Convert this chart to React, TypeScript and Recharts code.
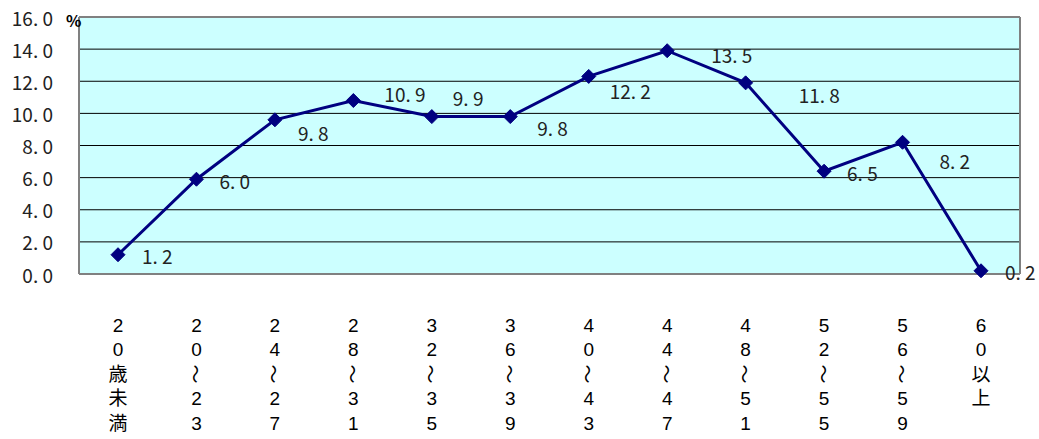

--

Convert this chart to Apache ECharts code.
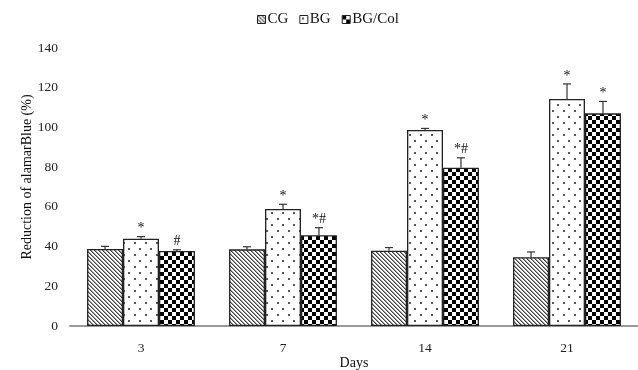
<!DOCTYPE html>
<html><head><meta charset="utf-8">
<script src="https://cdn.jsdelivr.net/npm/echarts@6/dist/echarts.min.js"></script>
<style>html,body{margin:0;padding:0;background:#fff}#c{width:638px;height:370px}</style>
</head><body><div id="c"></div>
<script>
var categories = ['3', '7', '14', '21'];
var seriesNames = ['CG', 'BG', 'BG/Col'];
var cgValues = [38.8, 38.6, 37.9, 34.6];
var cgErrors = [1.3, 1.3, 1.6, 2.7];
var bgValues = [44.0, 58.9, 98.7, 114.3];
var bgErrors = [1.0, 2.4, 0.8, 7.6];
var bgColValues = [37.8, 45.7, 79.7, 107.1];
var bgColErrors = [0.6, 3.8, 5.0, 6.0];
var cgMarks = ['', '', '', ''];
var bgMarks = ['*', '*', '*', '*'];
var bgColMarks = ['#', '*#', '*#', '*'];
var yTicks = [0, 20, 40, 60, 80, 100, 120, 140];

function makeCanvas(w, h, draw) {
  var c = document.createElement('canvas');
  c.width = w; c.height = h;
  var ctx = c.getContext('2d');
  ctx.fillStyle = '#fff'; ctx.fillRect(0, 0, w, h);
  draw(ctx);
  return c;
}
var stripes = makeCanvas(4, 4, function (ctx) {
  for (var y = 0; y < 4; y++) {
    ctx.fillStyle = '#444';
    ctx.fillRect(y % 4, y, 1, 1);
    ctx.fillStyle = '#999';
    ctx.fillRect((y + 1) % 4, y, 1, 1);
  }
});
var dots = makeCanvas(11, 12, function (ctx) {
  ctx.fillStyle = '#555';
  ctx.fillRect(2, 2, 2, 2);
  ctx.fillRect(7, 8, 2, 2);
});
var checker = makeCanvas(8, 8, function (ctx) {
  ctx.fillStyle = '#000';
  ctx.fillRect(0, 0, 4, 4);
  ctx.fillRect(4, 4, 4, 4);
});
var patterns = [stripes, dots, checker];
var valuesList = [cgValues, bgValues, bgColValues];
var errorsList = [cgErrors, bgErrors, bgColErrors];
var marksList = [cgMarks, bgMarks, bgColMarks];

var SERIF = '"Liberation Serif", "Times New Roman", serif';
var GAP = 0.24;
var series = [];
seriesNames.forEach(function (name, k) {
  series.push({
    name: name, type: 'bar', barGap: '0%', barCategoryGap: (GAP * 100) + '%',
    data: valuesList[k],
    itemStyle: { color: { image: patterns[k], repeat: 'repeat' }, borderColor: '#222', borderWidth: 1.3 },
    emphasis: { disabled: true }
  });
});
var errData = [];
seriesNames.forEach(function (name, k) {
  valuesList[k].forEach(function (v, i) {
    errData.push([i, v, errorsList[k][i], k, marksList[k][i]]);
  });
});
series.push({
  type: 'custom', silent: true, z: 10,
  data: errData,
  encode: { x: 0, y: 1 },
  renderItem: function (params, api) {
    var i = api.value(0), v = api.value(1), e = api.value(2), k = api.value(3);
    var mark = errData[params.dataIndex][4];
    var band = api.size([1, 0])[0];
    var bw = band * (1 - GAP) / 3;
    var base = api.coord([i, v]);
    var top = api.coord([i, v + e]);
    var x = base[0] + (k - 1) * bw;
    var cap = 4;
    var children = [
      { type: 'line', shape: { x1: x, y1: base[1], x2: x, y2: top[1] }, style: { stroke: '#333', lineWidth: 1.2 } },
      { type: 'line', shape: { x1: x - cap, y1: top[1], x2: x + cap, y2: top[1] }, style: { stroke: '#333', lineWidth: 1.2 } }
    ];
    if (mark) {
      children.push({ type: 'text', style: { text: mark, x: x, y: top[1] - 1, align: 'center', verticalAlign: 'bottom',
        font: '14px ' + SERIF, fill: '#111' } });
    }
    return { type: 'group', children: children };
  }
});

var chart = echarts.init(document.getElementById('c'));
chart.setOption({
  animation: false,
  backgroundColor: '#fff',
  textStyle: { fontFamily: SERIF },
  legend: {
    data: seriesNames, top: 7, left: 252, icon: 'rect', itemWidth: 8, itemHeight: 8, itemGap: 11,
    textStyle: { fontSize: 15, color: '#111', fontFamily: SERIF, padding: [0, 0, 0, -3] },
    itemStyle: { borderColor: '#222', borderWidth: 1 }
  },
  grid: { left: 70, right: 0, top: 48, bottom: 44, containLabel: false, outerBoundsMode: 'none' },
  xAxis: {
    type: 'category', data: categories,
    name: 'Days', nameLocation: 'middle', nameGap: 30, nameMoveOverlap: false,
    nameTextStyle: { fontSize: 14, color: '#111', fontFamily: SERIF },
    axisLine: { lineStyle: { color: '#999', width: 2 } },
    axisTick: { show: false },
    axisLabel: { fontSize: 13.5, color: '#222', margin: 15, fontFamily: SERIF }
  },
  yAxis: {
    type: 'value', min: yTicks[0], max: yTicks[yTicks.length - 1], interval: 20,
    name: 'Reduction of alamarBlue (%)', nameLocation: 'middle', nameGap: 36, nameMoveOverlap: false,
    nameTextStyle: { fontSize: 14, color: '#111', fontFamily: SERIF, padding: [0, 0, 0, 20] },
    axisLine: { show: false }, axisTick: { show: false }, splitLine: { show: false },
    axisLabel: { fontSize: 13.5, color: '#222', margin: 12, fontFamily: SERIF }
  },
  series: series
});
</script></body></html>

--

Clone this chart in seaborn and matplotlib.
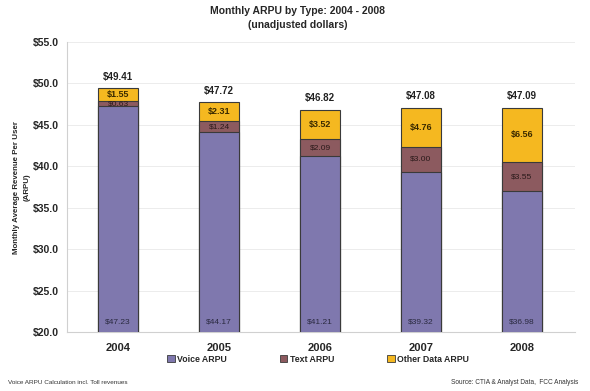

WHAT IS NEEDED. Which lines hold the word "Convert"? Copy all of them.

RESPONSE TO THIS TASK.
Convert this chart to React, TypeScript and Recharts code.
Convert this chart to Apache ECharts code.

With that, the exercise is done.